## Short task
Copy all the entries word for word, but omit the pictures.

[Plotting code records]
/---

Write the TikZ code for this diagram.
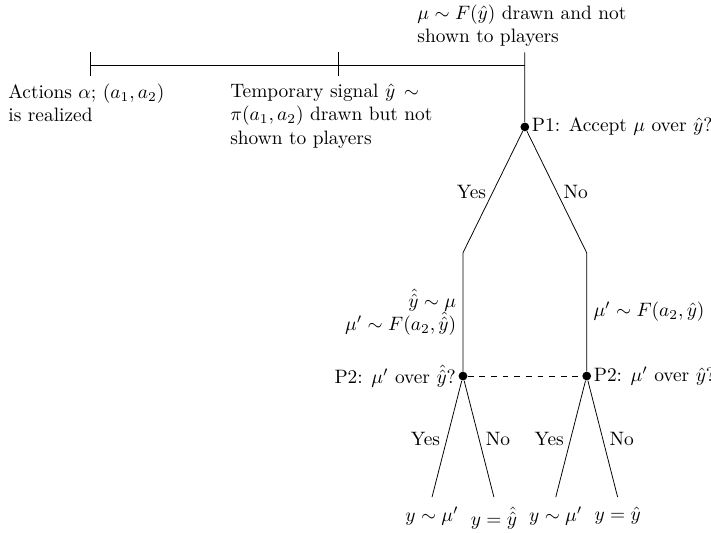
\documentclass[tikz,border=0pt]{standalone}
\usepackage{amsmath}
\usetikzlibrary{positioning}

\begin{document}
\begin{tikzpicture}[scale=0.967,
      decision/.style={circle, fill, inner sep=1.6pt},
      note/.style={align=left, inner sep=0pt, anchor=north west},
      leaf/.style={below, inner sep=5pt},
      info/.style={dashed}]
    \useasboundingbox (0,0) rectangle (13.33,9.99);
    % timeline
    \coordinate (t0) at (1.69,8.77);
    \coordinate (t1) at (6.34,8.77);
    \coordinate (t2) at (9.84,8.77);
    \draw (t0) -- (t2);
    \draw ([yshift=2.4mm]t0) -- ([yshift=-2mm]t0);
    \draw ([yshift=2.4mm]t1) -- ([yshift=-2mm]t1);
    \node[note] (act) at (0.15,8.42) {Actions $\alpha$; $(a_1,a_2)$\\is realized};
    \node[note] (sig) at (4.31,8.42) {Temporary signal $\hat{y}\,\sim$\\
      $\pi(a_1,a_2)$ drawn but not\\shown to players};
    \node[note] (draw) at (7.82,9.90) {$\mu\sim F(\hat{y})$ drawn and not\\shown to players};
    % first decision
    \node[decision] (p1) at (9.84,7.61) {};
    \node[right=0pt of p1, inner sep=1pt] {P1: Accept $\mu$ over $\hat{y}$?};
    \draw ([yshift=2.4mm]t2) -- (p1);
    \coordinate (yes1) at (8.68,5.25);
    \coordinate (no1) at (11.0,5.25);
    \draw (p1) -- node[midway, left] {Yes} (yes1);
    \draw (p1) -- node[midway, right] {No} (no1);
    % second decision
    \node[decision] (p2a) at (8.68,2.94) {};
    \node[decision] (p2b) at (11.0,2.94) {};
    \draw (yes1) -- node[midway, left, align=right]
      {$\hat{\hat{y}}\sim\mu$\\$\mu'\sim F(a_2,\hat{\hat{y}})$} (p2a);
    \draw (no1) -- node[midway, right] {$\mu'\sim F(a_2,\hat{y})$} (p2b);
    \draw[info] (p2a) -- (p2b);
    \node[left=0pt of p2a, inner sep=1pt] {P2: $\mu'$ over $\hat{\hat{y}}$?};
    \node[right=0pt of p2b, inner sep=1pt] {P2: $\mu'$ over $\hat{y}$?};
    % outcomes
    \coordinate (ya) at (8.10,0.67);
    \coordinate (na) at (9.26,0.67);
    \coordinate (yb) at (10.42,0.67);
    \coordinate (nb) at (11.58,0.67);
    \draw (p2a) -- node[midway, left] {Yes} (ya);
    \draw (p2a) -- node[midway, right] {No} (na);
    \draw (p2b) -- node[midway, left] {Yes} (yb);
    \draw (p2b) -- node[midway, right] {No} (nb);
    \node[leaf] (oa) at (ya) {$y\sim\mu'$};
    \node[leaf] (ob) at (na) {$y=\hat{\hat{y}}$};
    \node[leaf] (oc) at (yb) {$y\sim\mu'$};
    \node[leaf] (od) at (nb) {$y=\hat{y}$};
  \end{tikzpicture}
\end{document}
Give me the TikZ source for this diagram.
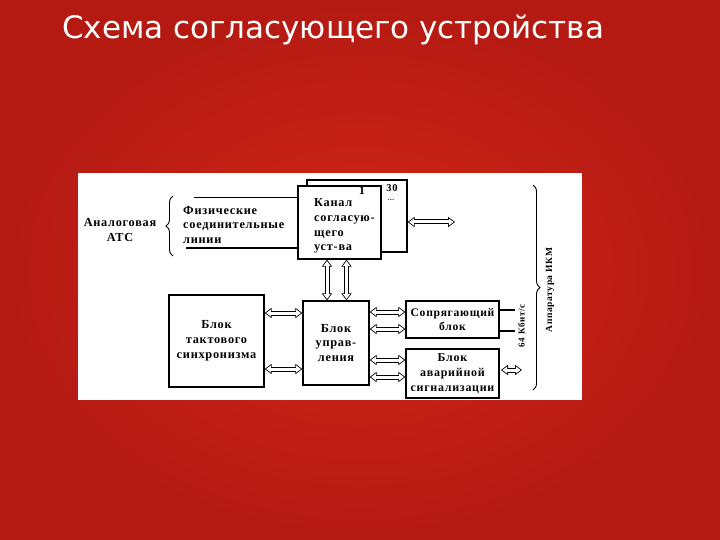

\---

## Solution to the exercise
Write the TikZ code for this diagram.
\documentclass[tikz,border=0pt]{standalone}
\usepackage{amsmath}
\usetikzlibrary{positioning}

\begin{document}
\begin{tikzpicture}[scale=0.967,
      decision/.style={circle, fill, inner sep=1.6pt},
      note/.style={align=left, inner sep=0pt, anchor=north west},
      leaf/.style={below, inner sep=5pt},
      info/.style={dashed}]
    \useasboundingbox (0,0) rectangle (13.33,9.99);
    % timeline
    \coordinate (t0) at (1.69,8.77);
    \coordinate (t1) at (6.34,8.77);
    \coordinate (t2) at (9.84,8.77);
    \draw (t0) -- (t2);
    \draw ([yshift=2.4mm]t0) -- ([yshift=-2mm]t0);
    \draw ([yshift=2.4mm]t1) -- ([yshift=-2mm]t1);
    \node[note] (act) at (0.15,8.42) {Actions $\alpha$; $(a_1,a_2)$\\is realized};
    \node[note] (sig) at (4.31,8.42) {Temporary signal $\hat{y}\,\sim$\\
      $\pi(a_1,a_2)$ drawn but not\\shown to players};
    \node[note] (draw) at (7.82,9.90) {$\mu\sim F(\hat{y})$ drawn and not\\shown to players};
    % first decision
    \node[decision] (p1) at (9.84,7.61) {};
    \node[right=0pt of p1, inner sep=1pt] {P1: Accept $\mu$ over $\hat{y}$?};
    \draw ([yshift=2.4mm]t2) -- (p1);
    \coordinate (yes1) at (8.68,5.25);
    \coordinate (no1) at (11.0,5.25);
    \draw (p1) -- node[midway, left] {Yes} (yes1);
    \draw (p1) -- node[midway, right] {No} (no1);
    % second decision
    \node[decision] (p2a) at (8.68,2.94) {};
    \node[decision] (p2b) at (11.0,2.94) {};
    \draw (yes1) -- node[midway, left, align=right]
      {$\hat{\hat{y}}\sim\mu$\\$\mu'\sim F(a_2,\hat{\hat{y}})$} (p2a);
    \draw (no1) -- node[midway, right] {$\mu'\sim F(a_2,\hat{y})$} (p2b);
    \draw[info] (p2a) -- (p2b);
    \node[left=0pt of p2a, inner sep=1pt] {P2: $\mu'$ over $\hat{\hat{y}}$?};
    \node[right=0pt of p2b, inner sep=1pt] {P2: $\mu'$ over $\hat{y}$?};
    % outcomes
    \coordinate (ya) at (8.10,0.67);
    \coordinate (na) at (9.26,0.67);
    \coordinate (yb) at (10.42,0.67);
    \coordinate (nb) at (11.58,0.67);
    \draw (p2a) -- node[midway, left] {Yes} (ya);
    \draw (p2a) -- node[midway, right] {No} (na);
    \draw (p2b) -- node[midway, left] {Yes} (yb);
    \draw (p2b) -- node[midway, right] {No} (nb);
    \node[leaf] (oa) at (ya) {$y\sim\mu'$};
    \node[leaf] (ob) at (na) {$y=\hat{\hat{y}}$};
    \node[leaf] (oc) at (yb) {$y\sim\mu'$};
    \node[leaf] (od) at (nb) {$y=\hat{y}$};
  \end{tikzpicture}
\end{document}
Give me the TikZ source for this diagram.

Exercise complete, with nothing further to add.